Supplied material:
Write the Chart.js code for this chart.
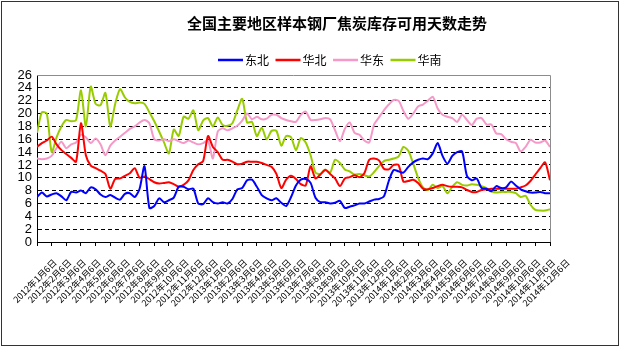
<!DOCTYPE html>
<html>
<head>
<meta charset="utf-8">
<script src="https://cdn.jsdelivr.net/npm/chart.js@4.4.1/dist/chart.umd.min.js"></script>
<style>
  html, body { margin: 0; padding: 0; background: #fff; }
</style>
</head>
<body>
<canvas id="chart" width="621" height="348"></canvas>
<script>
var titleText = "全国主要地区样本钢厂焦炭库存可用天数走势";

var monthLabels = [
  "2012年1月6日", "2012年2月6日", "2012年3月6日", "2012年4月6日", "2012年5月6日", "2012年6月6日",
  "2012年7月6日", "2012年8月6日", "2012年9月6日", "2012年10月6日", "2012年11月6日", "2012年12月6日",
  "2013年1月6日", "2013年2月6日", "2013年3月6日", "2013年4月6日", "2013年5月6日", "2013年6月6日",
  "2013年7月6日", "2013年8月6日", "2013年9月6日", "2013年10月6日", "2013年11月6日", "2013年12月6日",
  "2014年1月6日", "2014年2月6日", "2014年3月6日", "2014年4月6日", "2014年5月6日", "2014年6月6日",
  "2014年7月6日", "2014年8月6日", "2014年9月6日", "2014年10月6日", "2014年11月6日", "2014年12月6日"
];

// three readings per month
var perMonth = 3;

var dongbei = [
  7, 7.7, 7.1, 7.4, 7.6, 7.1, 6.5, 7.8, 7.7, 8, 7.6, 8.5, 8.2, 7.4, 7, 7.3, 6.9, 6.6,
  7.5, 7.6, 7, 8.3, 11.8, 5.3, 5.6, 6.8, 6.2, 6.5, 6.9, 8.6, 8.6, 8.2, 8.3, 6, 5.9, 6.8,
  6.2, 6, 6.2, 6, 6.7, 8.2, 8.4, 9.6, 9.7, 8.6, 7.3, 6.8, 6.5, 6.8, 6.1, 5.6, 7, 8.8,
  9.7, 9.8, 9.2, 6.9, 6.2, 6.2, 6, 6.1, 6.4, 5.3, 5.5, 5.7, 6, 6, 6.3, 6.6, 6.7, 7.1,
  9.5, 11.2, 11, 10.8, 11.7, 12.4, 12.8, 13, 12.9, 13.8, 15.4, 13.4, 12.2, 13.4, 14, 14.1,
  10.3, 9.6, 9.9, 8.4, 8.3, 7.9, 8.7, 8.4, 8.5, 9.4, 8.8, 8.2, 7.9, 7.7, 7.7, 7.8, 7.6, 7.6
];

var huabei = [
  14.8, 15.4, 15.8, 16.4, 15.2, 14.3, 13.7, 13.1, 12.5, 18.5, 13.5, 11.9, 11.5, 11.1, 10.6, 8.3, 9.8, 9.9,
  10.3, 10.7, 11.5, 10, 10.2, 9.8, 9.3, 9.1, 9.2, 9.3, 9, 8.6, 8.9, 9.6, 11.2, 12.1, 12.6, 16.5,
  14.8, 14, 12.8, 12.8, 12.5, 12.1, 12.2, 12.5, 12.5, 12.5, 12.3, 12, 11.7, 10.6, 8.4, 9.7, 10.3, 9.8,
  9, 8.8, 11.8, 9.9, 10.5, 11.2, 10.6, 9.9, 8.7, 9.9, 10.1, 10.4, 10.1, 10.7, 12.8, 13, 12.7, 11.4,
  11.3, 12, 12, 9.4, 9.5, 9.7, 9.2, 8.3, 8.2, 8.4, 8.7, 8.9, 8.7, 8.6, 8.6, 8.5,
  8.1, 7.8, 7.8, 8.1, 8.2, 8.3, 8.3, 8.3, 8.3, 8.3, 8.3, 8.5, 8.8, 9.5, 10.5, 11.5, 12.4, 9.6
];

var huadong = [
  13, 12.9, 13, 13.4, 14.6, 15.6, 14.6, 15.2, 15.5, 16.7, 16.3, 15.4, 16.1, 15.2, 13.5, 15, 15.8, 16.4,
  17, 17.6, 18, 18.6, 19, 18.5, 16, 15.8, 16, 15.7, 16, 15.7, 15.4, 15.8, 15.5, 15.2, 15.4, 15.8,
  13, 17.2, 17.7, 17.4, 17.7, 18.1, 18.9, 20, 19.1, 19.5, 19.1, 19.2, 19.8, 19.8, 19.3, 19, 18.8, 18.7,
  19.8, 20.3, 19, 19, 19.1, 19.3, 19.1, 17.4, 15.7, 17.6, 18.6, 17, 16.7, 15.8, 15.5, 18.3, 19.4, 20.5,
  21.4, 22.1, 22, 20.4, 19.2, 20, 21.1, 21.4, 22, 22.6, 20.8, 19.8, 19.5, 19.3, 18.7, 19.8,
  19, 18.2, 19.2, 19.3, 18.3, 18.3, 16.9, 16.8, 16, 15.6, 15.4, 14.1, 14.8, 15.9, 15.5, 15.5, 15.8, 14.8
];

var huanan = [
  17, 20.2, 20, 14, 16.3, 18, 19, 18.8, 19, 23.6, 18, 24.2, 21.5, 21.3, 23.2, 18, 21.5, 23.8,
  22.5, 21.8, 21.6, 21.7, 21.5, 20.2, 18.8, 17.2, 15.5, 13.8, 17.5, 16.5, 19.5, 19.2, 20.5, 17.4, 18.9, 19.3,
  18, 19.4, 18.2, 18.1, 18.5, 20.5, 22.3, 18.6, 18.7, 16.5, 17.8, 16, 17.3, 17.3, 15, 16.5, 16.3, 14.3,
  16.2, 15.5, 13.5, 10.8, 10.6, 11.3, 10.8, 12.8, 12.3, 11.3, 11, 10.5, 10.6, 10.4, 10.2, 10.9, 11.8, 12.6,
  12.8, 13, 13.3, 14.8, 14.2, 12.2, 10, 8.5, 8.1, 8.9, 8.4, 8.7, 7.6, 8.6, 9.3, 8.9,
  8.8, 9, 8.9, 8.7, 8.4, 7.9, 7.7, 7.8, 7.8, 7.8, 7.6, 7, 7.2, 5.8, 5, 4.9, 4.9, 5.1
];

function toPoints(arr) {
  return arr.map(function (v, i) { return { x: i / perMonth, y: v }; });
}

var decor = {
  id: 'decor',
  afterDraw: function (chart) {
    var ctx = chart.ctx, a = chart.chartArea;
    ctx.save();
    // plot frame (top / right)
    ctx.strokeStyle = '#8c8c8c';
    ctx.lineWidth = 1;
    ctx.setLineDash([]);
    ctx.beginPath();
    ctx.moveTo(a.left, a.top + 0.5);
    ctx.lineTo(a.right + 0.5, a.top + 0.5);
    ctx.lineTo(a.right + 0.5, a.bottom);
    ctx.stroke();
    // outer border
    ctx.strokeStyle = '#333';
    ctx.strokeRect(1.5, 1.5, 617, 344);
    // title
    ctx.fillStyle = '#000';
    ctx.textAlign = 'center';
    ctx.textBaseline = 'middle';
    ctx.font = 'bold 15px "Noto Sans CJK SC"';
    ctx.fillText(titleText, 337, 23);
    // legend
    ctx.font = '12px "Noto Sans CJK SC"';
    ctx.textAlign = 'left';
    var x = 218;
    chart.data.datasets.forEach(function (ds) {
      ctx.strokeStyle = ds.borderColor;
      ctx.lineWidth = 2.5;
      ctx.beginPath();
      ctx.moveTo(x, 60);
      ctx.lineTo(x + 25, 60);
      ctx.stroke();
      ctx.fillText(ds.label, x + 27, 60);
      x += 57.5;
    });
    ctx.restore();
  }
};

new Chart(document.getElementById("chart"), {
  type: 'line',
  data: {
    datasets: [
      { label: "东北", data: toPoints(dongbei), borderColor: '#0000ff' },
      { label: "华北", data: toPoints(huabei), borderColor: '#ff0000' },
      { label: "华东", data: toPoints(huadong), borderColor: '#f59ac8' },
      { label: "华南", data: toPoints(huanan), borderColor: '#99cc00' }
    ]
  },
  options: {
    responsive: false,
    animation: false,
    devicePixelRatio: 1,
    layout: { padding: { top: 75, right: 71, left: 0, bottom: 0 } },
    elements: {
      point: { radius: 0 },
      line: { borderWidth: 2, tension: 0.25 }
    },
    plugins: {
      legend: { display: false },
      title: { display: false },
      tooltip: { enabled: false }
    },
    scales: {
      x: {
        type: 'linear',
        min: 0,
        max: 35,
        afterFit: function (scale) {
          scale.height = 106;
          scale.paddingLeft = 0;
          scale.paddingRight = 0;
        },
        border: { color: '#000', width: 1 },
        grid: { drawOnChartArea: false, drawTicks: true, tickLength: 4, color: '#000' },
        ticks: {
          stepSize: 1,
          autoSkip: false,
          maxRotation: 45,
          minRotation: 45,
          padding: 11,
          labelOffset: 18,
          color: '#000',
          font: { family: '"Noto Sans CJK SC"', size: 9 },
          callback: function (v) { return monthLabels[v]; }
        }
      },
      y: {
        min: 0,
        max: 26,
        afterFit: function (scale) { scale.width = 37; },
        border: { color: '#000', width: 1, dash: [4, 3] },
        grid: {
          drawTicks: false,
          color: function (c) { return c.tick.value === 26 ? 'rgba(0,0,0,0)' : '#000'; }
        },
        ticks: {
          stepSize: 2,
          autoSkip: false,
          padding: 5,
          color: '#000',
          font: { family: '"Liberation Sans"', size: 13 }
        }
      }
    }
  },
  plugins: [decor]
});
</script>
</body>
</html>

Aim of the task:
Restate each line from the start of the listing through the line bearing "var perMonth = 3;" word for word. Drop the pictures.

Reply:
Write the Chart.js code for this chart.
<!DOCTYPE html>
<html>
<head>
<meta charset="utf-8">
<script src="https://cdn.jsdelivr.net/npm/chart.js@4.4.1/dist/chart.umd.min.js"></script>
<style>
  html, body { margin: 0; padding: 0; background: #fff; }
</style>
</head>
<body>
<canvas id="chart" width="621" height="348"></canvas>
<script>
var titleText = "全国主要地区样本钢厂焦炭库存可用天数走势";

var monthLabels = [
  "2012年1月6日", "2012年2月6日", "2012年3月6日", "2012年4月6日", "2012年5月6日", "2012年6月6日",
  "2012年7月6日", "2012年8月6日", "2012年9月6日", "2012年10月6日", "2012年11月6日", "2012年12月6日",
  "2013年1月6日", "2013年2月6日", "2013年3月6日", "2013年4月6日", "2013年5月6日", "2013年6月6日",
  "2013年7月6日", "2013年8月6日", "2013年9月6日", "2013年10月6日", "2013年11月6日", "2013年12月6日",
  "2014年1月6日", "2014年2月6日", "2014年3月6日", "2014年4月6日", "2014年5月6日", "2014年6月6日",
  "2014年7月6日", "2014年8月6日", "2014年9月6日", "2014年10月6日", "2014年11月6日", "2014年12月6日"
];

// three readings per month
var perMonth = 3;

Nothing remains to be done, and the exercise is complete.